A theorem states that given an irreducible polynomial $f(x) \in F[x]$, the field $K = F[x]/(f(x))$ contains a root $\alpha$ of f(x).
The proof says that if we let $\alpha = \overline{x} \in F[x]/(f(x))$ then $f(\alpha) = \overline{f(x)} = 0$ so $\alpha$ is indeed a root of $f(x)$ in K.
The proof is what I don't understand - how is it valid? How does setting $\alpha = \overline{x}$ work? It is clear that $\overline{f(x)} = 0$, but how does this show that there exists a root (which is a constant) of f?
It's the equivalence class of the monomial $x$ in the quotient ring $K=F[x]/(f)$ where basically the element $f$ will be equal to $0$.
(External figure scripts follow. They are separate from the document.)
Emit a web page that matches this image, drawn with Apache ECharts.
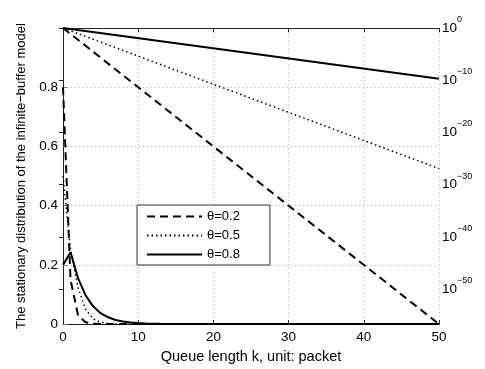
<!DOCTYPE html>
<html>
<head>
<meta charset="utf-8">
<script src="https://cdn.jsdelivr.net/npm/echarts@6/dist/echarts.min.js"></script>
<style>
  html, body { margin: 0; padding: 0; background: #fff; }
  #chart { width: 485px; height: 369px; }
</style>
</head>
<body>
<div id="chart"></div>
<script>
// queue length k for the left (linear) curves
const kLeft = [0, 1, 2, 3, 4, 5, 6, 7, 8, 9, 10, 11, 12, 13, 14, 15, 16, 17, 18, 19, 20, 50]
// stationary distribution (left axis)
const dist02 = [0.8, 0.15, 0.03, 0.006, 0.001, 0, 0, 0, 0, 0, 0, 0, 0, 0, 0, 0, 0, 0, 0, 0, 0, 0]
const dist05 = [0.5, 0.25, 0.123, 0.05, 0.018, 0.006, 0.002, 0.0005, 0, 0, 0, 0, 0, 0, 0, 0, 0, 0, 0, 0, 0, 0]
const dist08 = [0.2, 0.243, 0.155, 0.097, 0.06, 0.037, 0.023, 0.014, 0.009, 0.0055, 0.0035,
  0.002, 0.0013, 0.0008, 0.0005, 0.0003, 0.0002, 0.0001, 0, 0, 0, 0]

// same distributions on the log (right) axis: straight lines between the ends
const kRight = [0, 50]
const tail02 = [1, 2e-57]
const tail05 = [1, 1.2e-27]
const tail08 = [1, 2e-10]

const names = ['θ=0.2', 'θ=0.5', 'θ=0.8']
const styles = [
  { type: [8, 5], width: 2 },
  { type: [1.5, 3], width: 1.5 },
  { type: 'solid', width: 2 }
]

const fontFamily = "'Liberation Sans', Arial, sans-serif"

function pairs(xs, ys, fn) {
  return xs.map((x, i) => [x, fn ? fn(ys[i]) : ys[i]])
}

const leftData = [dist02, dist05, dist08]
const rightData = [tail02, tail05, tail08]

const series = []
leftData.forEach((d, i) => {
  series.push({
    name: names[i],
    type: 'line',
    yAxisIndex: 0,
    symbol: 'none',
    color: '#000',
    data: pairs(kLeft, d),
    lineStyle: { color: '#000', type: styles[i].type, width: styles[i].width }
  })
})
rightData.forEach((d, i) => {
  series.push({
    name: names[i],
    type: 'line',
    yAxisIndex: 1,
    symbol: 'none',
    color: '#000',
    data: pairs(kRight, d, Math.log10),
    lineStyle: { color: '#000', type: styles[i].type, width: styles[i].width }
  })
})

const gridLine = { show: true, lineStyle: { color: '#b5b5b5', type: [1, 3], width: 1 } }

const chart = echarts.init(document.getElementById('chart'))
chart.setOption({
  animation: false,
  textStyle: { fontFamily: fontFamily },
  grid: { left: 63, right: 46, top: 28, bottom: 42 },
  legend: {
    orient: 'vertical',
    left: 137,
    top: 205,
    data: names,
    itemWidth: 55,
    itemHeight: 14,
    itemGap: 6,
    padding: [5, 30, 4, 9],
    borderColor: '#333',
    borderWidth: 1,
    backgroundColor: '#fff',
    itemStyle: { opacity: 0 },
    textStyle: { fontSize: 13, color: '#000', fontFamily: fontFamily }
  },
  xAxis: [{
    type: 'value',
    min: 0,
    max: 50,
    interval: 10,
    name: 'Queue length k, unit: packet',
    nameLocation: 'middle',
    nameGap: 21,
    nameTextStyle: { fontSize: 14.5, color: '#000' },
    axisLine: { lineStyle: { color: '#222', width: 1 } },
    axisTick: { inside: true, length: 4, lineStyle: { color: '#222' } },
    axisLabel: { fontSize: 13.5, color: '#000', margin: 6 },
    splitLine: gridLine
  }, {
    type: 'value',
    position: 'top',
    min: 0,
    max: 50,
    interval: 10,
    axisLine: { lineStyle: { color: '#222', width: 1 } },
    axisTick: { inside: true, length: 4, lineStyle: { color: '#222' } },
    axisLabel: { show: false },
    splitLine: { show: false }
  }],
  yAxis: [{
    type: 'value',
    min: 0,
    max: 1,
    interval: 0.2,
    name: 'The stationary distribution of the infinite\u2212buffer model',
    nameLocation: 'middle',
    nameGap: 28,
    nameTextStyle: { fontSize: 13, color: '#000' },
    axisLine: { show: true, lineStyle: { color: '#777', width: 1 } },
    axisTick: { show: true, inside: true, length: 4, lineStyle: { color: '#777' } },
    axisLabel: { fontSize: 13.5, color: '#000', margin: 5, showMaxLabel: false },
    splitLine: gridLine
  }, {
    type: 'value',
    position: 'right',
    min: Math.log10(tail02[1]),
    max: 0,
    axisLine: { show: true, lineStyle: { color: '#222', width: 1 } },
    axisTick: { show: true, inside: true, length: 4, lineStyle: { color: '#222' } },
    axisLabel: {
      color: '#000',
      margin: 3,
      showMinLabel: false,
      formatter: (v) => {
        const p = Math.round(v)
        const exp = p === 0 ? '0' : '\u2212' + Math.abs(p)
        return '{b|10}{s|' + exp + '}'
      },
      rich: {
        b: { fontSize: 13.5, color: '#000', padding: [6, 0, 6, 0], fontFamily: fontFamily },
        s: { fontSize: 9, color: '#000', verticalAlign: 'top', fontFamily: fontFamily }
      }
    },
    splitLine: { show: false }
  }],
  series: series
})
</script>
</body>
</html>
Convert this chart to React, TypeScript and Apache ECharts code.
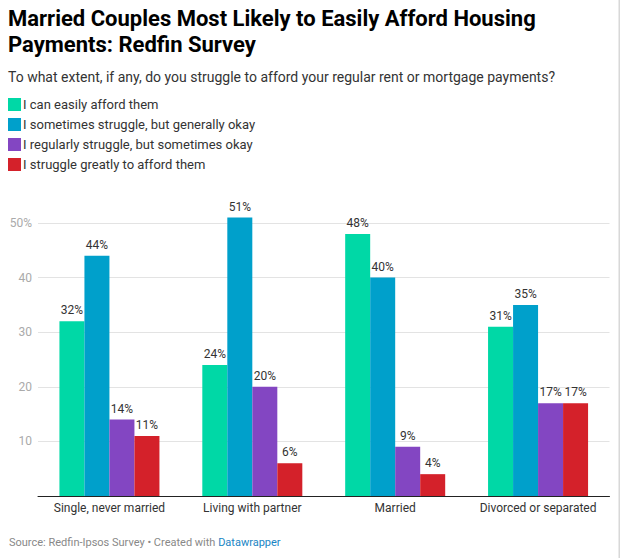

So, $f$ had no roots in the field $F$, but we want a (necessarily bigger) field where it has at least one root. And we do it by a construction: first we adjoin a formal element to $F$ - that's how $F[x]$ enters the picture, and then we force this new element to be a root of $f$, by taking the quotient.
In formulas, suppose $f=a_0+a_1x+a_2x^2+\dots$, and taking $\alpha:=\bar x$, we will have $$f(\alpha) = a_0+a_1\bar x+a_2\bar x^2+\dots=\overline{a_0+a_1x+a_2x^2+\dots}=\overline{f}=0$$ where in the middle we used that taking the quotient respects the ring operations.
Can you catch where we use that $f$ is irreducible?